» **STATED EXERCISE**: Pictures stay out of the copy; set down each line of the listing below exactly.

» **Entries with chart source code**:
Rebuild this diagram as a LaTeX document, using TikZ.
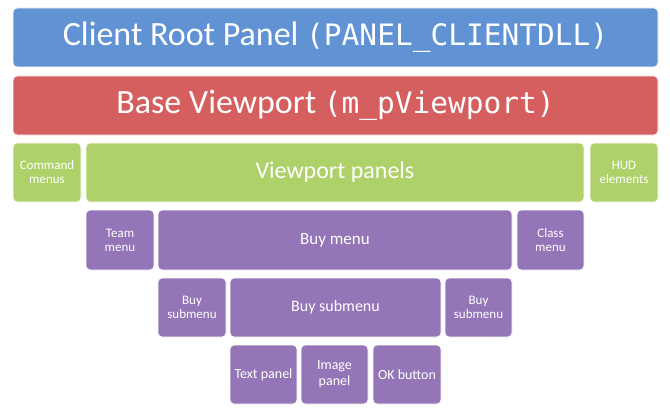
\documentclass[tikz,border=0pt]{standalone}
\usepackage{fontspec}
\setmainfont{Carlito}
\newfontfamily\codefont{DejaVu Sans Mono}
\usepackage{xcolor}
\definecolor{rootblue}{RGB}{96,146,212}
\definecolor{basered}{RGB}{213,94,94}
\definecolor{panelgreen}{RGB}{175,209,106}
\definecolor{menupurple}{RGB}{148,117,183}
\usetikzlibrary{positioning}

\tikzset{
  box/.style={draw=white, line width=0.8pt, rounded corners=4pt, text=white,
    inner sep=0pt, align=center, font=\fontsize{13}{14}\selectfont},
  bigbox/.style={box, font=\fontsize{34}{36}\selectfont},
  midbox/.style={box, font=\fontsize{24}{26}\selectfont},
  buybox/.style={box, font=\fontsize{17}{19}\selectfont},
}
\newcommand\codetxt[1]{{\codefont\fontsize{29.5}{31}\selectfont #1}}

\begin{document}
\begin{tikzpicture}[x=1pt,y=-1pt]
				\useasboundingbox[fill=white] (0,0) rectangle (670,412);
				% top bars
				\node[bigbox, fill=rootblue, minimum width=645, minimum height=59] (root) at (335.5,37.5)
					{Client Root Panel \codetxt{(PANEL\_CLIENTDLL)}};
				\node[bigbox, fill=basered, minimum width=645, minimum height=59] (base) at (335.5,105.5)
					{Base Viewport \codetxt{(m\_pViewport)}};
				% green row
				\node[box, fill=panelgreen, minimum width=68, minimum height=59] (cmd) at (47,172.5) {Command\\menus};
				\node[midbox, fill=panelgreen, minimum width=498, minimum height=59] (vp) at (335,172.5) {Viewport panels};
				\node[box, fill=panelgreen, minimum width=68, minimum height=59] (hud) at (624,172.5) {HUD\\elements};
				% purple rows
				\node[box, fill=menupurple, minimum width=68, minimum height=60] (team) at (120,240) {Team\\menu};
				\node[buybox, fill=menupurple, minimum width=354, minimum height=60] (buy) at (335,240) {Buy menu};
				\node[box, fill=menupurple, minimum width=67, minimum height=60] (class) at (550.5,240) {Class\\menu};
				\node[box, fill=menupurple, minimum width=68, minimum height=59] (subl) at (192,307.5) {Buy\\submenu};
				\node[box, fill=menupurple, minimum width=211, minimum height=59, font=\fontsize{16}{18}\selectfont] (subm) at (335.5,307.5) {Buy submenu};
				\node[box, fill=menupurple, minimum width=67, minimum height=59] (subr) at (478.5,307.5) {Buy\\submenu};
				\node[box, fill=menupurple, minimum width=67, minimum height=59, font=\fontsize{14}{16}\selectfont] (txt) at (263.5,374.5) {Text panel};
				\node[box, fill=menupurple, minimum width=67, minimum height=59, font=\fontsize{14}{16}\selectfont] (img) at (334.5,374.5) {Image\\panel};
				\node[box, fill=menupurple, minimum width=68, minimum height=59, font=\fontsize{14}{16}\selectfont] (ok) at (407,374.5) {OK button};
\end{tikzpicture}
\end{document}
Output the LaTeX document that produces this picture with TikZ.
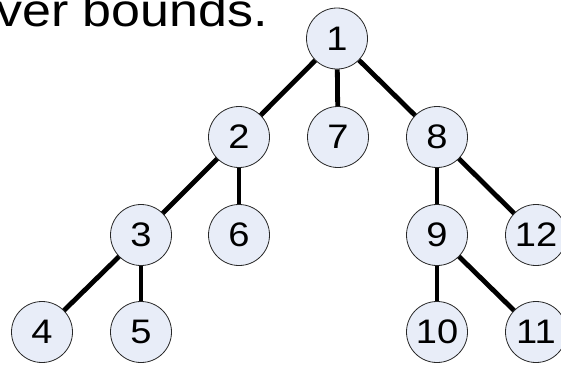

» **PROBLEM SOLUTION**:
Rebuild this diagram as a LaTeX document, using TikZ.
\documentclass[tikz,border=0pt]{standalone}
\usepackage{fontspec}
\setmainfont{Carlito}
\newfontfamily\codefont{DejaVu Sans Mono}
\usepackage{xcolor}
\definecolor{rootblue}{RGB}{96,146,212}
\definecolor{basered}{RGB}{213,94,94}
\definecolor{panelgreen}{RGB}{175,209,106}
\definecolor{menupurple}{RGB}{148,117,183}
\usetikzlibrary{positioning}

\tikzset{
  box/.style={draw=white, line width=0.8pt, rounded corners=4pt, text=white,
    inner sep=0pt, align=center, font=\fontsize{13}{14}\selectfont},
  bigbox/.style={box, font=\fontsize{34}{36}\selectfont},
  midbox/.style={box, font=\fontsize{24}{26}\selectfont},
  buybox/.style={box, font=\fontsize{17}{19}\selectfont},
}
\newcommand\codetxt[1]{{\codefont\fontsize{29.5}{31}\selectfont #1}}

\begin{document}
\begin{tikzpicture}[x=1pt,y=-1pt]
				\useasboundingbox[fill=white] (0,0) rectangle (670,412);
				% top bars
				\node[bigbox, fill=rootblue, minimum width=645, minimum height=59] (root) at (335.5,37.5)
					{Client Root Panel \codetxt{(PANEL\_CLIENTDLL)}};
				\node[bigbox, fill=basered, minimum width=645, minimum height=59] (base) at (335.5,105.5)
					{Base Viewport \codetxt{(m\_pViewport)}};
				% green row
				\node[box, fill=panelgreen, minimum width=68, minimum height=59] (cmd) at (47,172.5) {Command\\menus};
				\node[midbox, fill=panelgreen, minimum width=498, minimum height=59] (vp) at (335,172.5) {Viewport panels};
				\node[box, fill=panelgreen, minimum width=68, minimum height=59] (hud) at (624,172.5) {HUD\\elements};
				% purple rows
				\node[box, fill=menupurple, minimum width=68, minimum height=60] (team) at (120,240) {Team\\menu};
				\node[buybox, fill=menupurple, minimum width=354, minimum height=60] (buy) at (335,240) {Buy menu};
				\node[box, fill=menupurple, minimum width=67, minimum height=60] (class) at (550.5,240) {Class\\menu};
				\node[box, fill=menupurple, minimum width=68, minimum height=59] (subl) at (192,307.5) {Buy\\submenu};
				\node[box, fill=menupurple, minimum width=211, minimum height=59, font=\fontsize{16}{18}\selectfont] (subm) at (335.5,307.5) {Buy submenu};
				\node[box, fill=menupurple, minimum width=67, minimum height=59] (subr) at (478.5,307.5) {Buy\\submenu};
				\node[box, fill=menupurple, minimum width=67, minimum height=59, font=\fontsize{14}{16}\selectfont] (txt) at (263.5,374.5) {Text panel};
				\node[box, fill=menupurple, minimum width=67, minimum height=59, font=\fontsize{14}{16}\selectfont] (img) at (334.5,374.5) {Image\\panel};
				\node[box, fill=menupurple, minimum width=68, minimum height=59, font=\fontsize{14}{16}\selectfont] (ok) at (407,374.5) {OK button};
\end{tikzpicture}
\end{document}
Output the LaTeX document that produces this picture with TikZ.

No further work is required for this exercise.